The Value of Thankfulness in Worship

One of the chief elements of worship is thanksgiving.  Being thankful lies right at the heart of the reason for our existence, because we are created to be in relationship with a gracious God and thankfulness recognizes that relationship.

Thankfulness does not mean being happy that I have something good.  It means recognizing the good gift I have received and acknowledging the goodness and benevolence of the one who gave it.  Romans 1:21, in discussing the essential nature of sin closely links the refusal to acknowledge God with a lack of thankfulness.

This means that the one who does not believe in God cannot be thankful, because he cannot recognize where his good things have come from.  He thinks they just happened through random happenstance or were the result of his own hard work or character.  If I give my child some good gift, and he is very happy that he has it and goes off and tells his friends that he bought it himself at the store, is he thankful?  Thankfulness requires acknowledging where something comes from.

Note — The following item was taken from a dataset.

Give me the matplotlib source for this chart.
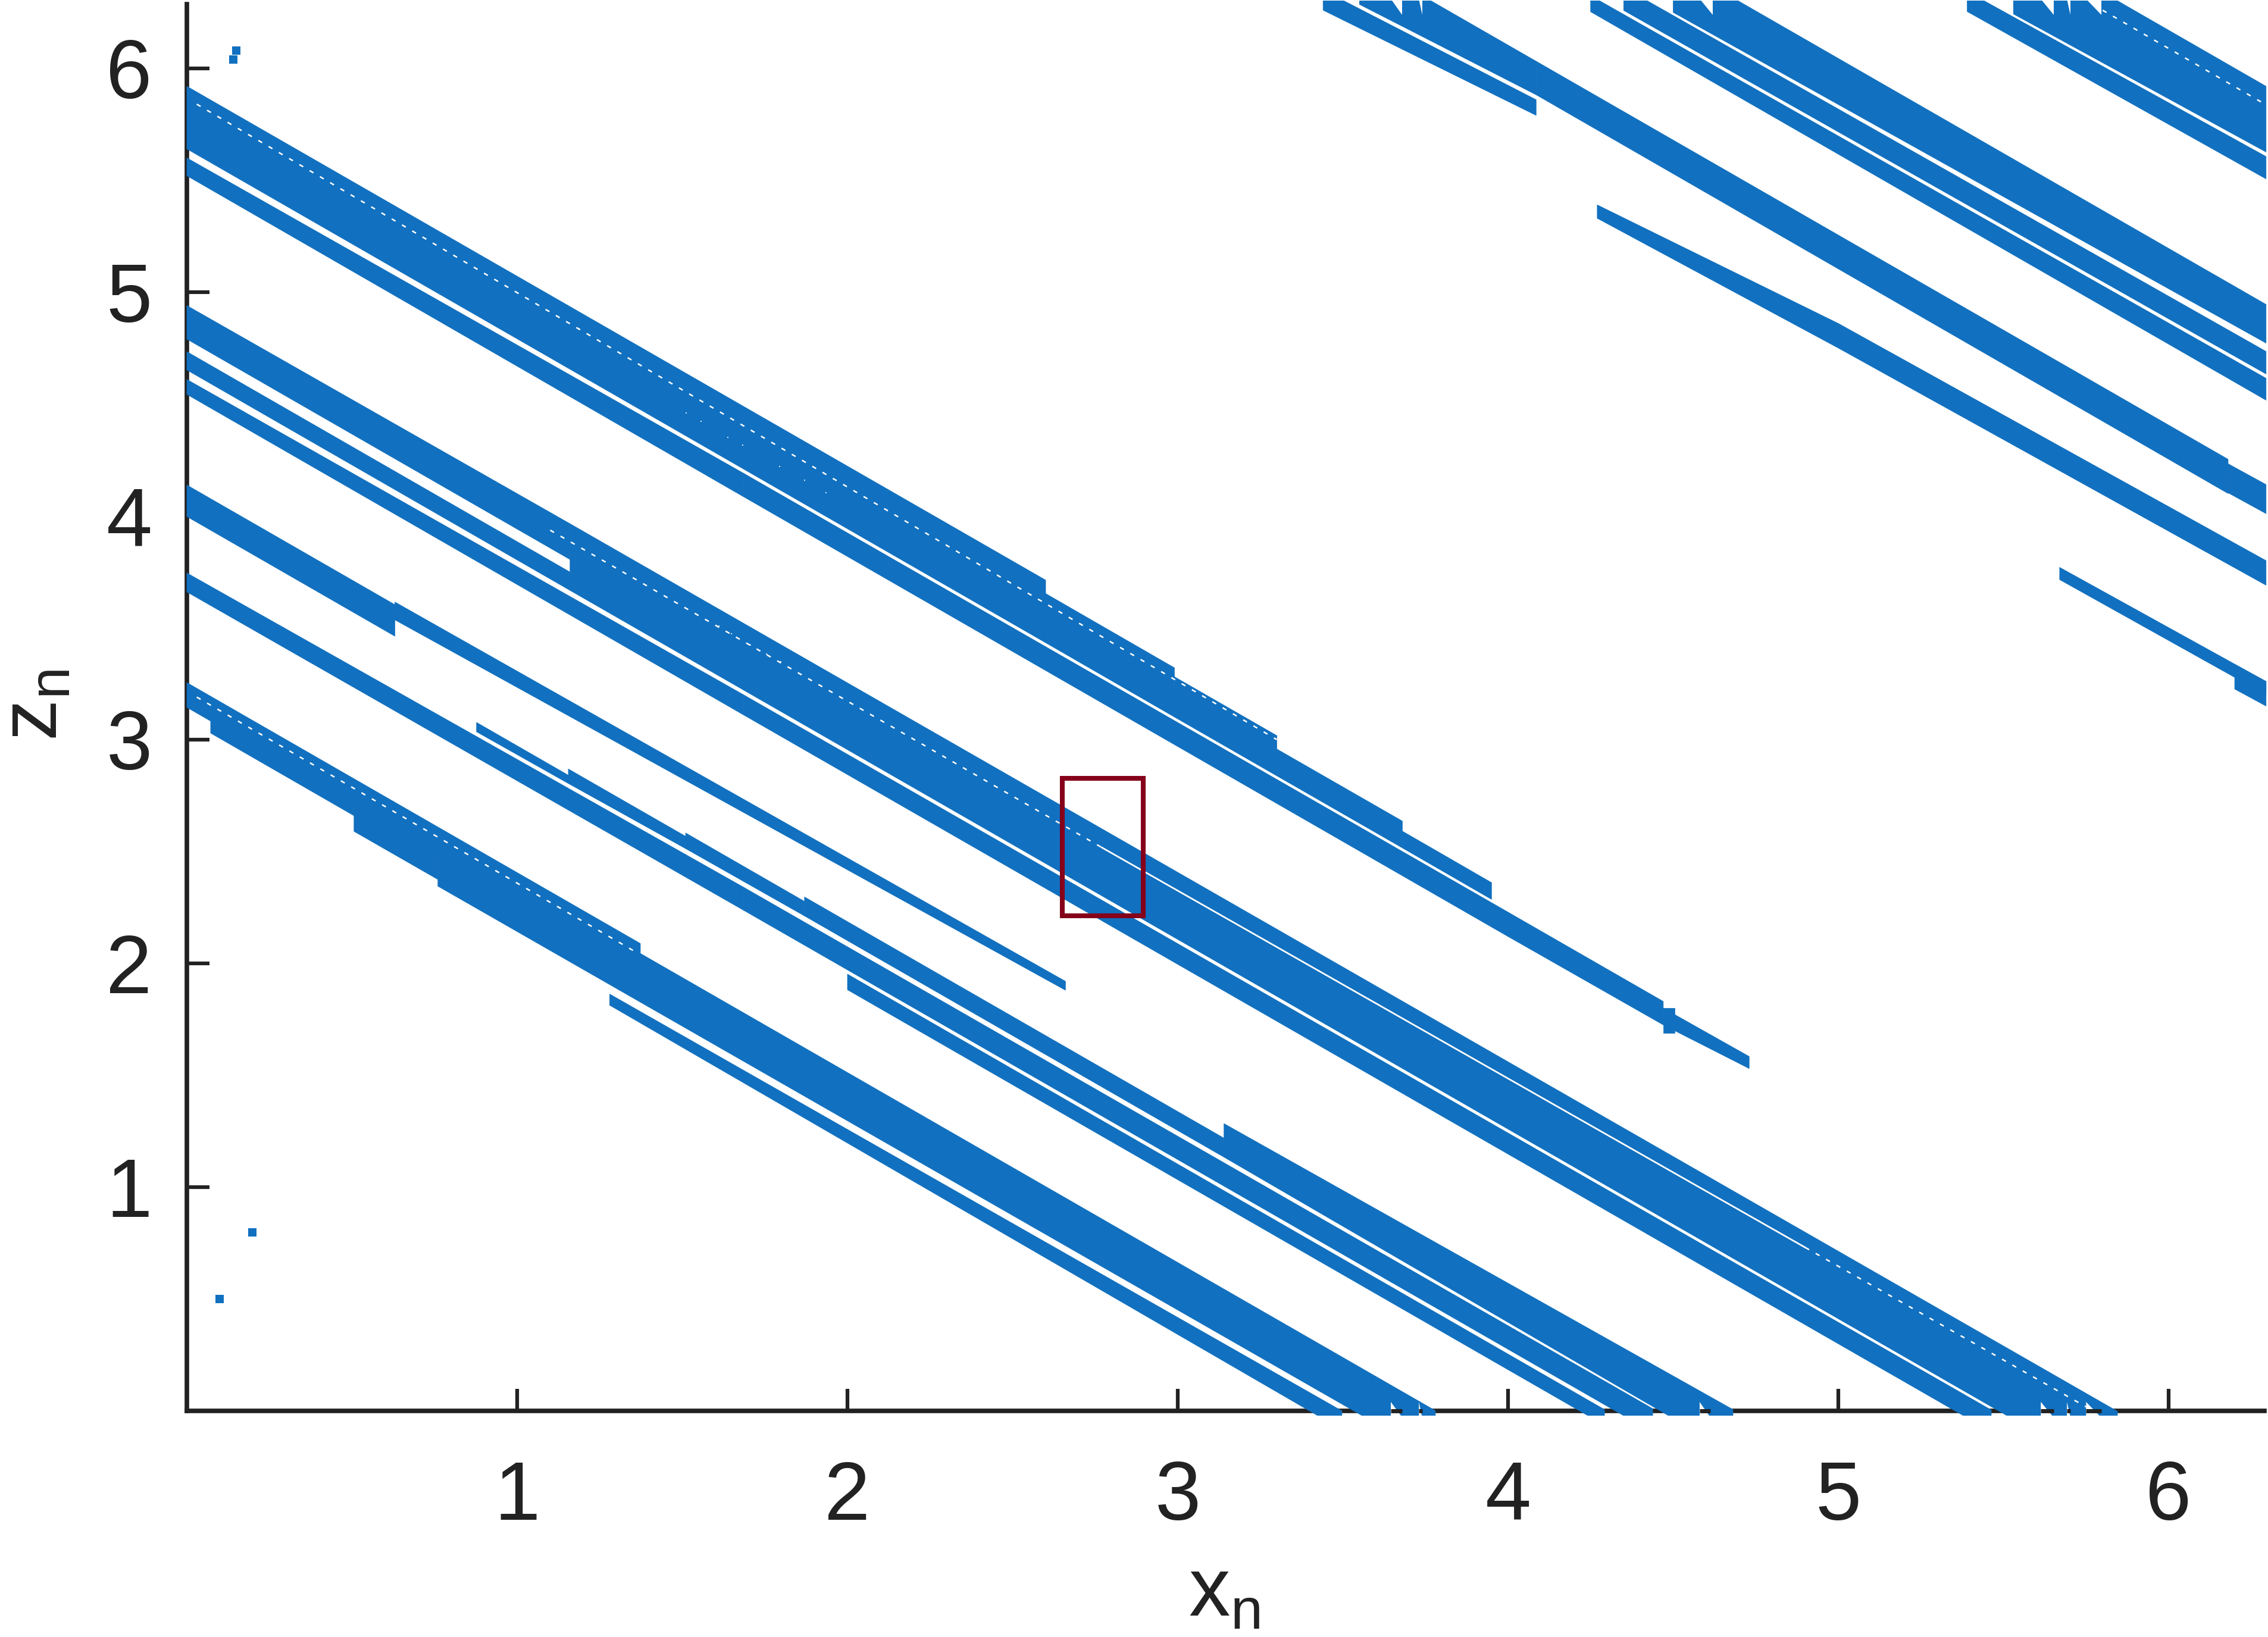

Directly connected to this truth is the idea that if I am truly thankful to God for the things I have, then I will seek to use those things the way God says to use them.  This is because I will always want to use things according to what they are.  For instance, if I buy something from a manufacturer then, if I am wise, I will use it the way the manufacturer specifies.  Likewise, if the things in the world were given to me by God, then I can only use them the way God specifies, since He is the manufacturer. But if I think the things in the world just happened, then I am the only real judge of how to use them.  If I believe that, then the misuse of those things is inevitable, because I will not understand the nature of those things.

Food, drink, clothes, my body, money, relationships, and everything else about this life are all given to me by God.  If I am truly thankful, then I will learn to use things the way God teaches.  This is why Paul can tell Timothy in 1 Timothy 4:4 that everything God created is good and to be used with thankfulness.  Acknowledging God as the source of everything is the first principle that will guide us to its right use.

In our worship, therefore, we have a wonderful opportunity to be trained in thankfulness.  We gather together to give thanks to God and acknowledge Him as our creator.  We are reminded that our very lives are gifts from God and therefore are to be used in His service.  Worshiping God trains us to be true human beings, because the creator / creature relationship defines us, and if we are to have any hope at all of a profitable existence, we must understand the relationship we bear to the God who made us.  We are created by God for amazing things, and restored to that purpose from the ruin of sin by the death of Christ.  Thankfulness for that creation and restoration will enable us to understand how to rightly use our existence and enjoy the great gift God has given us.

The Value of Reciting Creeds

In the late 3rd and early 4th century AD the Christian church experienced a fierce conflict over the exact nature of Jesus’ deity. The conflict was over a doctrine called Arianism, after Arius, a priest who was one of the doctrine’s chief advocates. The doctrine denied that Jesus was truly God, and became very popular. In 325 AD the Council of Nicea was called to settle the matter by the new Christian emperor, Constantine. They rejected Arius and affirmed the doctrine of the Trinity and the full deity of Christ. They wrote a creed, known as the Nicene Creed (along with some later additions from the council of Constantinople in 381).

But that, unfortunately, was not the end of the matter. No doctrinal matter has ever been truly resolved by simply calling a council. Many people, including emperors and barbarian kingdoms such as the Goths and Vandals, professed Arianism.  For a time it very much looked as if Arianism would be the dominant belief of the Christian church.

But over time, a practice developed which ended up being far more determinative; in the church service, the people would recite the Nicene Creed together. Over time, this ensured that the people of the church thoroughly learned the doctrine of the Trinity and of Christ’s full deity which was expressed at Nicea. This, far more than the decision of the council by itself, gradually led to the eradication of Arianism.

The recitation of creeds continues to have this value. The Scriptures were not given alone, but were given to a church to teach to the world. The medieval church and the institution of the Papacy made the mistake of thinking that the Scriptures meant what the church said it meant, while the Reformers recaptured the truth that the Scriptures gain their meaning and authority from the Spirit of God, not from the church. But all too many Protestants entirely discard the role of the church in promoting and teaching the Scriptures and act as if the Scriptures were given to them as individuals apart from the historic church.

Therefore the ancient creeds, as well as those of more modern origin, can be of great value to the church. A child who grows up reciting the Apostles’ or Nicene Creed learns a great deal of theology as he does so, theology which will be at his fingertips for the rest of his life. Tools such as the Heidelberg Catechism supplement this with doctrinal insights and precision from later stages of the church’s development.

Reciting creeds in church does not place them above Scripture any more than singing hymns with non-inspired words places those hymns above Scripture. In both cases, those creeds and hymns express the doctrine of Scripture, and are therefore dependent on it. But their use recognizes the role that God gave the church in teaching the doctrine of Scripture to people. Heretics always come with the words of Scripture, and therefore the church uses these summary statements to clarify and explain what the church believes the Scriptures to teach. Doing so is a useful and valuable practice that has served the church well for all of its history.